*Requirements*
Please copy the lines below exactly, from the first one through the line showing "Chart.register(...registerables);".

*Given information*
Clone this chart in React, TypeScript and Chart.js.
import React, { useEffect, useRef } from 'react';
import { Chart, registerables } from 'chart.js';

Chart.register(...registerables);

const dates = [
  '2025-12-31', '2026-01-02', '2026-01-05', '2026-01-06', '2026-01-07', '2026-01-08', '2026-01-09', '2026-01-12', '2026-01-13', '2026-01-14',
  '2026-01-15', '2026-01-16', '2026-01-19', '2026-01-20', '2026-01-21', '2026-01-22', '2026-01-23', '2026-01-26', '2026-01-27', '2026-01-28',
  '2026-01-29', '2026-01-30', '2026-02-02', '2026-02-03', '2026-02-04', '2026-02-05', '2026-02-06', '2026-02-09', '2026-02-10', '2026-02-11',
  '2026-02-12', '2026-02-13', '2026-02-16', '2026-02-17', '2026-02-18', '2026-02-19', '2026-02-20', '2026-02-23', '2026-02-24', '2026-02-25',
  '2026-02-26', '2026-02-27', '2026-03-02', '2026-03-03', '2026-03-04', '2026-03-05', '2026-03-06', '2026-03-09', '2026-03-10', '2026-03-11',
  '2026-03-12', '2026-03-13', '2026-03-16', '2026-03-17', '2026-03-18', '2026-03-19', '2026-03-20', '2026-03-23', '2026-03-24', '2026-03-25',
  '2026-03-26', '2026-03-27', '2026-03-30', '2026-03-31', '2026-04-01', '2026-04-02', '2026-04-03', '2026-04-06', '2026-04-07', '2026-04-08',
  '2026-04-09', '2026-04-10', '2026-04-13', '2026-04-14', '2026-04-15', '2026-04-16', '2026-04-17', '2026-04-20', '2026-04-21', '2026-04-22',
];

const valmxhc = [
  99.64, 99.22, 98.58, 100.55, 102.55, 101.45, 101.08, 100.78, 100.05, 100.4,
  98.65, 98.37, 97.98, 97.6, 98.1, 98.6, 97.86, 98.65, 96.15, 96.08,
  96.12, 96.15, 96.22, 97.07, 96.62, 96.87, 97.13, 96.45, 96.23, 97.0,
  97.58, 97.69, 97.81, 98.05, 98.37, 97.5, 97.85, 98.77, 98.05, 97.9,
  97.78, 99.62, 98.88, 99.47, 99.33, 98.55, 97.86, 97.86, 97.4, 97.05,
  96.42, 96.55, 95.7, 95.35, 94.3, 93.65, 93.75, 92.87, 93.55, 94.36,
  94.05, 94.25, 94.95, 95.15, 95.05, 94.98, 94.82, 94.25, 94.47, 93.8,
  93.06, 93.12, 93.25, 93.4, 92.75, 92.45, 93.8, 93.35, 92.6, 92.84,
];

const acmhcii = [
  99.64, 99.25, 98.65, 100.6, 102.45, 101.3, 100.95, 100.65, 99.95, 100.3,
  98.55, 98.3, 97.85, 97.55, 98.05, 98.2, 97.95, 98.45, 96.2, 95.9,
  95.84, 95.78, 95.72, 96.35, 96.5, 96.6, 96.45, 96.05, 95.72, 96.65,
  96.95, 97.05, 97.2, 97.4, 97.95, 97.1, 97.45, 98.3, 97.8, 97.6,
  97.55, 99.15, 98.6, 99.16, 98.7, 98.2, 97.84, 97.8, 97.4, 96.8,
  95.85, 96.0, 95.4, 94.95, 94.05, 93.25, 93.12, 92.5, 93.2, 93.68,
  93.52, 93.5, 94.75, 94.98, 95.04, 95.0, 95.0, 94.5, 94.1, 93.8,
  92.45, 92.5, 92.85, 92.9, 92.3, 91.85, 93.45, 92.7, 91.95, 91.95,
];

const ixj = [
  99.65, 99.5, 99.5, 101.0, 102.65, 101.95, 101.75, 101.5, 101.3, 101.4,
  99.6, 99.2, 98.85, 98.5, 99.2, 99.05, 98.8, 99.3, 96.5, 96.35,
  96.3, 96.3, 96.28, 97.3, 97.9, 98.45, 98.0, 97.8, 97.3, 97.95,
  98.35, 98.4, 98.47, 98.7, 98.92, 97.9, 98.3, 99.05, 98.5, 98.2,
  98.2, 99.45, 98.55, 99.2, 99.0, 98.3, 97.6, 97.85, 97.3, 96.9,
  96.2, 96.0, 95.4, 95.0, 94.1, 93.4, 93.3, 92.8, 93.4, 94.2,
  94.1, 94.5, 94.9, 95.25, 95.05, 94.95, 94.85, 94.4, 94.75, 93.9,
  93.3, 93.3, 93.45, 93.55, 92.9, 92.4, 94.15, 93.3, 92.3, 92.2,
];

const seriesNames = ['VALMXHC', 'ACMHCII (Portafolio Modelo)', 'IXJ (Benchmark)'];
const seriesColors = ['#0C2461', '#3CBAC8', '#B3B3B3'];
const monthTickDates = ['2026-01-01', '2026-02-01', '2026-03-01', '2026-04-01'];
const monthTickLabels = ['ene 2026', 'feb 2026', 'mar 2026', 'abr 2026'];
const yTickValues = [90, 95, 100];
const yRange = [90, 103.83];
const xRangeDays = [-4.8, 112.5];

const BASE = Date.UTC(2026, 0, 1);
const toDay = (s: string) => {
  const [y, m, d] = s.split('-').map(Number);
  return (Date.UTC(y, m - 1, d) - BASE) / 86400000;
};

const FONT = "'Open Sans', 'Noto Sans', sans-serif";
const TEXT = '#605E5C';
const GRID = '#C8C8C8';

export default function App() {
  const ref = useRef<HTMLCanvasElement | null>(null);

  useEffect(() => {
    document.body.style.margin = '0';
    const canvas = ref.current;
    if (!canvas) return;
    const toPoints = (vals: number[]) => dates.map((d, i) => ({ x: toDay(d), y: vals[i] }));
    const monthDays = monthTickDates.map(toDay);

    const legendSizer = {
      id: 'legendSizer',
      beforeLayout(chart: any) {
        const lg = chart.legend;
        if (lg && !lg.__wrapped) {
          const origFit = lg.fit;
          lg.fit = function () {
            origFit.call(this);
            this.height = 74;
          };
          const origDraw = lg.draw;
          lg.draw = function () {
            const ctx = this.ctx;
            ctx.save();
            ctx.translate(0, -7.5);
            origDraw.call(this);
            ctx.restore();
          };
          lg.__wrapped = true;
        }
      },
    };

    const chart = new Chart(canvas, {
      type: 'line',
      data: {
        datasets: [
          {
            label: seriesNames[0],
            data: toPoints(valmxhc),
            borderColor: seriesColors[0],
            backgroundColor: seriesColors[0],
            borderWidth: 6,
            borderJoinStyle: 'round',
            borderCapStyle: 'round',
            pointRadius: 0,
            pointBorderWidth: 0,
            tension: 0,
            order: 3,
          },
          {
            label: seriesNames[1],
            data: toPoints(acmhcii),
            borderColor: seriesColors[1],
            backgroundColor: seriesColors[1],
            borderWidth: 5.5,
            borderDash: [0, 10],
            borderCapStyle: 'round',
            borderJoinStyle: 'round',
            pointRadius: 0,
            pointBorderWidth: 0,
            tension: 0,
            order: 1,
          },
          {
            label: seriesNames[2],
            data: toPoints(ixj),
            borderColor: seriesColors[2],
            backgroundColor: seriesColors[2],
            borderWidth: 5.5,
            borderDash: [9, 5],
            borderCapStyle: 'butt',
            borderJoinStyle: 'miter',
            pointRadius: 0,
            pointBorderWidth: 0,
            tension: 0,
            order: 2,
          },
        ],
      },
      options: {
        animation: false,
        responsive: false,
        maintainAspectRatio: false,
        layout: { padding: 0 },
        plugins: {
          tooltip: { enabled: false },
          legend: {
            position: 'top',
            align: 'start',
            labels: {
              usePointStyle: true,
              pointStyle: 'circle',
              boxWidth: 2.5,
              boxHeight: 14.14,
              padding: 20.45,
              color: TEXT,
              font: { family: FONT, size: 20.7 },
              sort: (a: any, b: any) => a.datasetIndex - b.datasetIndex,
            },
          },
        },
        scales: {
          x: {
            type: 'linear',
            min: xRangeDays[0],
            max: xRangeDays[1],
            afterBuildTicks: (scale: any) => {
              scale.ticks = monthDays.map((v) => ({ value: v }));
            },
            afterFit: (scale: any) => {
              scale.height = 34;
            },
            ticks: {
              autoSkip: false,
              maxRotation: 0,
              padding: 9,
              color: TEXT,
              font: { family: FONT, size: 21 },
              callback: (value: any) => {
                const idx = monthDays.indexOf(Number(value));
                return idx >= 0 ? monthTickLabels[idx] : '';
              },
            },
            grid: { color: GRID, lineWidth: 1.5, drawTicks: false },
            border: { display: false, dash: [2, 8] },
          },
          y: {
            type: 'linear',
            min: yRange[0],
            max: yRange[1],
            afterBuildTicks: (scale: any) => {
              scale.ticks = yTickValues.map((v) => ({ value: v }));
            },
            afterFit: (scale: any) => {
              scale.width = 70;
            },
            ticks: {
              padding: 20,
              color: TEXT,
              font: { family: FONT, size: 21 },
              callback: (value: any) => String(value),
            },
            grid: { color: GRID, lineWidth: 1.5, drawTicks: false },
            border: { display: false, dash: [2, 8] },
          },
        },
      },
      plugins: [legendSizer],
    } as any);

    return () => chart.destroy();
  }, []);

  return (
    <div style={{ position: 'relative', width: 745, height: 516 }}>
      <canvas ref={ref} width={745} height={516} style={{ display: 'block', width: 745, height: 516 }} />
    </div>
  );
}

*Written response*
Clone this chart in React, TypeScript and Chart.js.
import React, { useEffect, useRef } from 'react';
import { Chart, registerables } from 'chart.js';

Chart.register(...registerables);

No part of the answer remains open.